SKOLNICK || Kitchen supporters don’t fool anyone

On the side

Early voting: If you want to vote early in-person at boards of elections in the Mahoning Valley, you’re running out of time.

The Mahoning County Board of Elections is extending its hours today until 7 p.m. and will have early in-person voting from 8 a.m. to noon Saturday. The board is located at Oakhill Renaissance Center, 345 Oak Hill Ave. in Youngstown.

The Trumbull County Board of Elections will be open until 6 p.m. today for early voting. The board will be open for early in-person voters from 8:30 a.m. to noon Saturday, and will have early voting Monday from 8:30 a.m. to 4:30 p.m. The board is at 2947 Youngstown Road SE in Warren.

There are no extended early-voting hours in Columbiana County.

The event was touted as “a group of concerned citizens, including clergy and community leaders” to “address the issues surrounding” the Youngstown mayor’s race.

It was a poorly-disguised rally to support DeMaine Kitchen, an independent candidate for mayor.

There were a number of people wearing Kitchen shirts, and of the five speakers, all Youngstown pastors, at Tuesday’s event at the Nathaniel R. Jones Federal Building & Courthouse, two came right out and urged people to vote for Kitchen.

The other three, including Rev. Kenneth L. Simon, who organized the event, were a tiny bit more subtle in their support.

There is absolutely nothing wrong with endorsing a candidate; just say so.

Some of the speakers made unsubstantiated allegations, falsehoods, half-truths and contradictions.

I’m focusing mostly on Simon because he likes to be the focus of attention.

At a Sept. 25 event that Simon helped organize, local black leaders harshly criticized Mahoning County Democratic Chairman David Betras for removing three African-Americans, two members of Youngstown council and a former councilman, from the party’s executive committee for, get this, not supporting the Democratic-endorsed candidate for mayor.

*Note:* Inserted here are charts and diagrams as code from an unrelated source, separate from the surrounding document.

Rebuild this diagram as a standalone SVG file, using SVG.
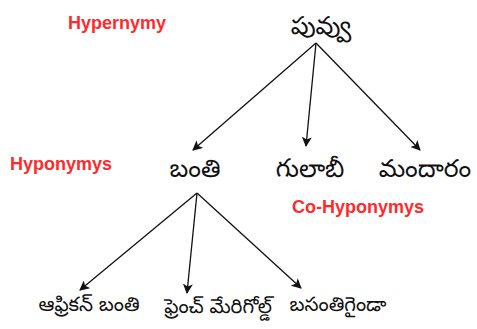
<svg xmlns="http://www.w3.org/2000/svg" width="477" height="329" viewBox="0 0 477 329">
<style>
.lbl{font-family:"Liberation Sans",Arial,sans-serif;font-weight:bold;font-size:18px;fill:#ff2a2a}
.te{font-family:"Noto Sans Telugu","Noto Sans",sans-serif;fill:#111}
.big{font-size:25px}
.sm{font-size:20px}
.c{stroke:#111;stroke-width:1.3;fill:none;marker-end:url(#ah)}
</style>
<defs>
<marker id="ah" markerWidth="10" markerHeight="10" refX="9" refY="5" orient="auto" markerUnits="userSpaceOnUse">
<path d="M0,0 L10,5 L0,10 L2.5,5 Z" fill="#111"/>
</marker>
</defs>
<rect width="477" height="329" fill="#fff"/>
<text class="lbl" x="68" y="29">Hypernymy</text>
<text class="lbl" x="10" y="170">Hyponymys</text>
<text class="lbl" x="292" y="213">Co-Hyponymys</text>
<g id="connectors">
<path class="c" d="M316,43 L193,150"/>
<path class="c" d="M316,43 L306,146"/>
<path class="c" d="M316,43 L420,150"/>
<path class="c" d="M197,193 L80,290"/>
<path class="c" d="M197,193 L187,293"/>
<path class="c" d="M197,193 L301,288"/>
</g>
<g id="n-puvvu"><text class="te big" x="321" y="34" text-anchor="middle">పువ్వు</text></g>
<g id="n-banti"><text class="te big" x="195" y="177" text-anchor="middle">బంతి</text></g>
<g id="n-gulabi"><text class="te big" x="310" y="177" text-anchor="middle">గులాబీ</text></g>
<g id="n-mandaram"><text class="te big" x="425" y="177" text-anchor="middle">మందారం</text></g>
<g id="n-african"><text class="te sm" x="89" y="311" text-anchor="middle">ఆఫ్రికన్ బంతి</text></g>
<g id="n-french"><text class="te sm" x="218" y="313" text-anchor="middle">ఫ్రెంచ్ మేరిగోల్డ్</text></g>
<g id="n-basanti"><text class="te sm" x="338" y="311" text-anchor="middle">బసంతిగైండా</text></g>
</svg>
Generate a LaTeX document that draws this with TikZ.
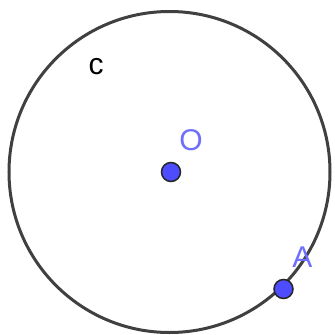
\documentclass[tikz,border=0pt]{standalone}
\usepackage{fontspec}
\setmainfont{Liberation Sans}
\definecolor{ptblue}{RGB}{77,77,255}
\definecolor{lblblue}{RGB}{110,110,255}
\definecolor{circgray}{RGB}{64,64,64}
\begin{document}
\begin{tikzpicture}[x=1pt,y=-1pt,
  ptdot/.style={circle,fill=ptblue,draw=black!85,line width=1.5pt,minimum size=19pt,inner sep=0pt},
  ptlbl/.style={text=lblblue,font=\fontsize{30}{30}\selectfont},
  circlbl/.style={text=black,font=\fontsize{30}{30}\selectfont}]
\useasboundingbox (0,0) rectangle (335,335);
\coordinate (c0) at (169.5,172);
\draw[circgray,line width=3pt] (c0) circle[radius=160.5];
\node[ptdot] (O) at (171,172) {};
\node[ptdot] (A) at (283.5,289) {};
\node[ptlbl] (Olbl) at (191,140) {O};
\node[ptlbl] (Albl) at (302.5,257) {A};
\node[circlbl] (clbl) at (96,66.5) {c};
\end{tikzpicture}
\end{document}
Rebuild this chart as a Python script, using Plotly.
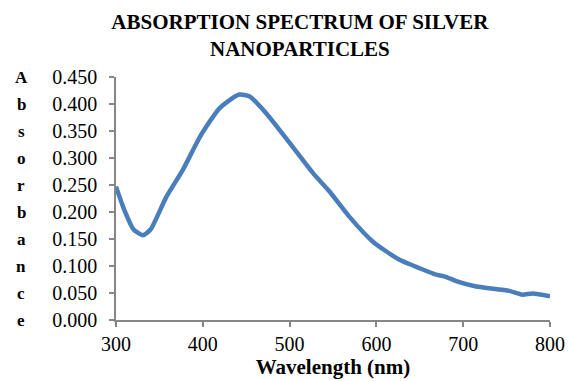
import plotly.graph_objects as go

wavelength = [300, 310, 320, 331, 340, 358, 377, 397, 418, 429, 442, 454, 473, 500, 527, 546, 569, 596, 626, 642, 669, 680, 692, 715, 753, 768, 780, 800]
absorbance = [0.247, 0.202, 0.168, 0.157, 0.168, 0.228, 0.278, 0.340, 0.390, 0.405, 0.4175, 0.414, 0.383, 0.328, 0.272, 0.238, 0.191, 0.145, 0.112, 0.101, 0.084, 0.080, 0.072, 0.062, 0.054, 0.047, 0.049, 0.044]

y_title = "Absorbance"
x_title = "Wavelength (nm)"
title = "ABSORPTION SPECTRUM OF SILVER<br>NANOPARTICLES"

serif = "Liberation Serif, 'Times New Roman', Times, serif"

fig = go.Figure()
fig.add_trace(go.Scatter(
    x=wavelength, y=absorbance, mode="lines",
    line=dict(color="#4A7EBB", width=4.5, shape="spline", smoothing=0.6),
    showlegend=False, hoverinfo="skip"))

axis_color = "#868686"
fig.update_layout(
    width=568, height=381,
    margin=dict(l=116, r=18, t=77, b=61),
    paper_bgcolor="white", plot_bgcolor="white",
    title=dict(text="<b>" + title + "</b>", x=0.528, xanchor="center",
               y=1 - 29.0 / 381, yanchor="middle", yref="container",
               font=dict(family=serif, size=21, color="black")),
    xaxis=dict(range=[300, 800], tickvals=[300, 400, 500, 600, 700, 800], automargin=False,
               showgrid=False, zeroline=False, showline=True, linecolor=axis_color, linewidth=1.5,
               ticks="outside", ticklen=5, tickcolor=axis_color, tickwidth=1.5,
               tickfont=dict(family=serif, size=20, color="black"),
               title=dict(text="<b>" + x_title + "</b>", font=dict(family=serif, size=21, color="black"), standoff=4)),
    yaxis=dict(range=[0, 0.45], dtick=0.05, tickformat=".3f", automargin=False,
               showgrid=False, zeroline=False, showline=True, linecolor=axis_color, linewidth=1.5,
               ticks="outside", ticklen=5, tickcolor=axis_color, tickwidth=1.5,
               tickfont=dict(family=serif, size=20, color="black"), ticklabelstandoff=8),
)

n = len(y_title)
for i, ch in enumerate(y_title):
    fig.add_annotation(text="<b>" + ch + "</b>", xref="paper", yref="paper",
                       x=-0.218, y=1.0 - i * (1.0 / (n - 1)) * (243.0 / 242.5),
                       xanchor="center", yanchor="middle", showarrow=False,
                       font=dict(family=serif, size=17, color="black"))

fig.write_html("out.html")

On Tuesday, Simon said, “There appears to be special interests who do not live in the city nor do they have the interest and well-being of the residents at heart. They’re trying to take our city backwards to the days of the corrupt politics and government.”

When I asked about the special interests, Simon couldn’t/wouldn’t give a single name.

“I don’t want to falsely accuse someone in particular and name someone,” he said. “It’s a machine. It’s an operation.”

He said to “follow the money,” and those who contributed to John A. McNally IV, the Democratic mayoral candidate, who don’t live and/or work in the city were these apparently nefarious special interests.

By the way, the pastor couldn’t be bothered to look at McNally’s latest campaign finance report though he “thinks” he saw a previous one.

A week earlier, Kitchen spoke of a supposed group of unnamed conspirators working to bring forth Youngstown’s “demise.”

McNally received out-of-town contributions but so did Kitchen.

Those who gave to Kitchen — including $500 each from a powerful Cleveland law firm and Dave Johnson of Salem, the Columbiana County Republican Party chairman — must be different to Simon and the others. Also, if the pastor had spoken to others at a Sept. 23 fundraiser for Kitchen, he would have learned some are from North Royalton, Columbus, Brooklyn, N.Y., and plenty of others from communities that are near Youngstown, but not in the city.

Money plays a major factor in political campaigns, but not every donor is corrupt and not every candidate who accepts money is in their pockets.

Lyndsey Hughes, a city council employee and a McNally supporter, accused Kitchen of sexually harassing her on and off since January 2011. Kitchen has strongly denied the claims and contends they are politically motivated. The Vindicator reported about Hughes’ allegations five weeks before Tuesday’s election.

“That was a strategic plan of the campaign,” Simon said.

Simon dismissed the complaint as “unfounded allegations” despite an ongoing investigation.

I asked if waiting four weeks after Hughes’ allegations were reported to have a press conference, which was also one week before this election, wasn’t a strategic plan on his part.

“Getting people together takes some time,” he said.

It took less than a week to organize the anti-Betras press conference, and that event had close to twice as many people present.

Some of those at Tuesday’s gathering accused the media — and me in particular — of supporting McNally. No, but if you’re going to make unsubstantiated allegations, don’t be surprised if someone challenges you to back them up.